Sunday, June 05, 2011
Somehow, I gained a pound between yesterday and today. I didn't really stick to my diet, but I know it shouldn't just show up right away like that. From what I've read on this website, I guess it must be water retention. Grr!
I turned off my meal plans on the nutrition tracker because it was taking entirely too long to prepare those meals, plus the calorie balance was way off. I mean, is it really healthy to eat double the calories you ate for breakfast for lunch?! I think its better to try to eat around four hundred calories per meal. I'm measuring my portion sizes alright, though. I'm still eating more than one serving of some things, though!

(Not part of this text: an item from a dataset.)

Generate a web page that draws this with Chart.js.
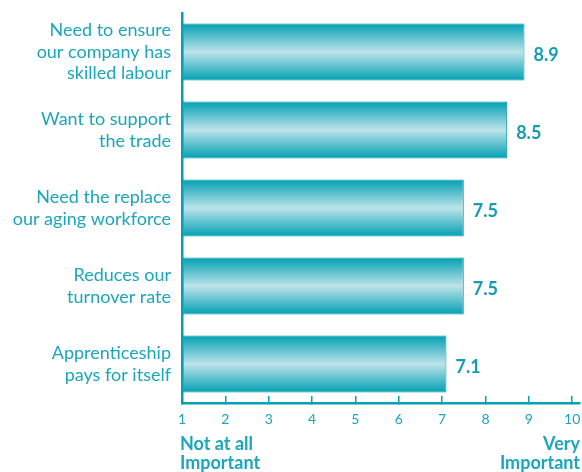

Another problem I'm facing is lack of support from my live-in boyfriend. He is almost as overweight as I am, but he won't weigh himself. I don't know how much he really weighs, but his waist size is definitely a serious risk. I'm concerned about his health as well as mine, but he sees no need to alter the same eating patterns he's had for his whole life. So, I have all these foods in my cupboards and fridge that I know I shouldn't eat. The only way I can really be sure that I don't eat these things is to not have them, but my boyfriend doesn't want to eat what I eat. Not only do I have to resist eating these things, I also have to watch him eat them and smell them. I'm not very good at fighting temptation. His solution? Tell me, "No! You can't have any!" That's great. I end up feeling like its not fair that he gets to eat some and I don't. I don't know what to do about it; I guess I'll just keep fighting myself to be healthy. I want to be healthy and not restricted by my fitness level or weight.